Roger Clemens/Kody Clemens: Second baseman Kody Clemens, the 2018 Big 12 Player of the Year, is in the Detroit Tigers organization and showing his power at the plate. His father, a seven-time Cy Young Award winner, brought the heat from the mound.
Dante Bichette/Bo Bichette: Blue Jays shortstop Bo Bichette made the jump to the majors in July and promptly set an MLB record with 10 extra-base hits in the first nine games of his career. His father was an outfielder and played 14 seasons for five teams.
Randy Moss/Thaddeus Moss: LSU junior Thaddeus Moss transferred from NC State and is a pass-catcher like his soon-to-be Hall of Fame father, but he plays tight end instead of wide receiver for the Tigers.
Michael Irvin/Michael Irvin II: Michael Irvin II is a senior tight end for the Miami Hurricanes. Will he find success like his Hall of Fame and three-time Super Bowl champion father, who also played for the Canes?
Marion Barber Jr./Thomas Barber: Thomas Barber is a senior linebacker for the Minnesota Golden Gophers and was first on the team in tackles in 2017. His father also played at Minnesota, as a running back, and went on to play in the NFL. Thomas’ brothers, Marion III and Dominique, also played in the NFL.
John Bosa/Joey Bosa/Nick Bosa: Nick Bosa is a rookie defensive end for the San Francisco 49ers and was named the Big Ten Defensive Lineman of the Year in 2017 with Ohio State. His older brother, Joey, is starting his fourth season in the NFL with the Los Angeles Chargers and was named to his first Pro Bowl last season. Their father was also a defensive end in the NFL.
Shaquille O’Neal/Shareef O’Neal: Shareef O’Neal, a four-star recruit at UCLA, missed the entire 2018-19 season after doctors discovered a heart ailment that required surgery. The power forward expects to return after a medical redshirt season. His Hall of Fame and four-time NBA champion father played center.

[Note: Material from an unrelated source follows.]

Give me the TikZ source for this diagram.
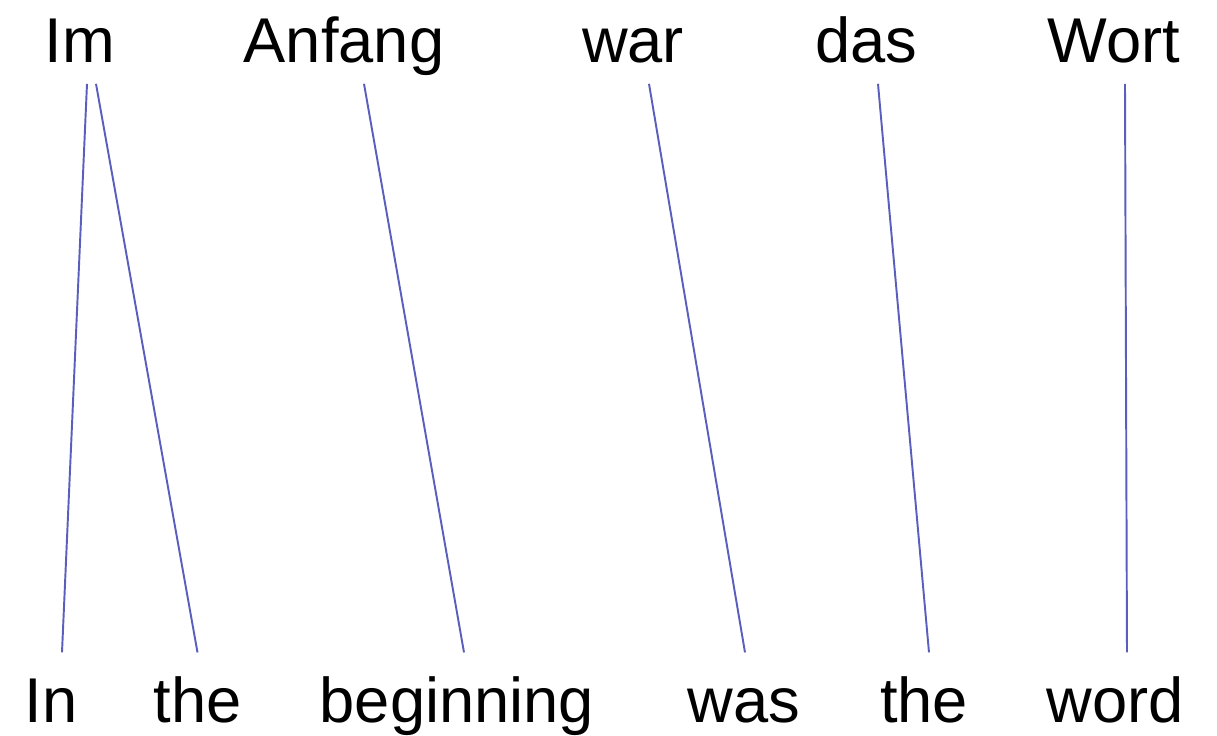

Greg Anthony/Cole Anthony: Point guard Cole Anthony was No. 3 in the ESPN 100 basketball recruits for 2019 and will be a freshman at UNC this season. His father, also a point guard, played in the NBA for several teams from 1991 to 2002.
Keith Tkachuk/Matthew Tkachuk/Brady Tkachuk: Left wing Matthew Tkachuk was drafted at No. 6 in 2016 by the Calgary Flames, and his brother, Brady, was selected at No. 4 in the 2018 draft by the Ottawa Senators. Their father, a left wing like his sons, is one of only five American-born NHL players to score at least 500 goals.
Michael Nylander/William Nylander/Alexander Nylander: William Nylander was selected at No. 8 in the 2014 NHL draft by the Toronto Maple Leafs and named Rookie of the Month in October 2016 and March 2017. His brother, Alexander, was drafted at No. 8 in 2016 by the Buffalo Sabres; both sons look to have long NHL careers like their father did.
John Harkes/Ian Harkes: Ian Harkes received the Hermann Trophy as the top college soccer player in the country in 2016 and played for D.C. United like his father, who won two MLS Cup titles with the club and is a member of the National Soccer Hall of Fame. After two seasons, Ian signed a two-year deal with Dundee United in Scotland.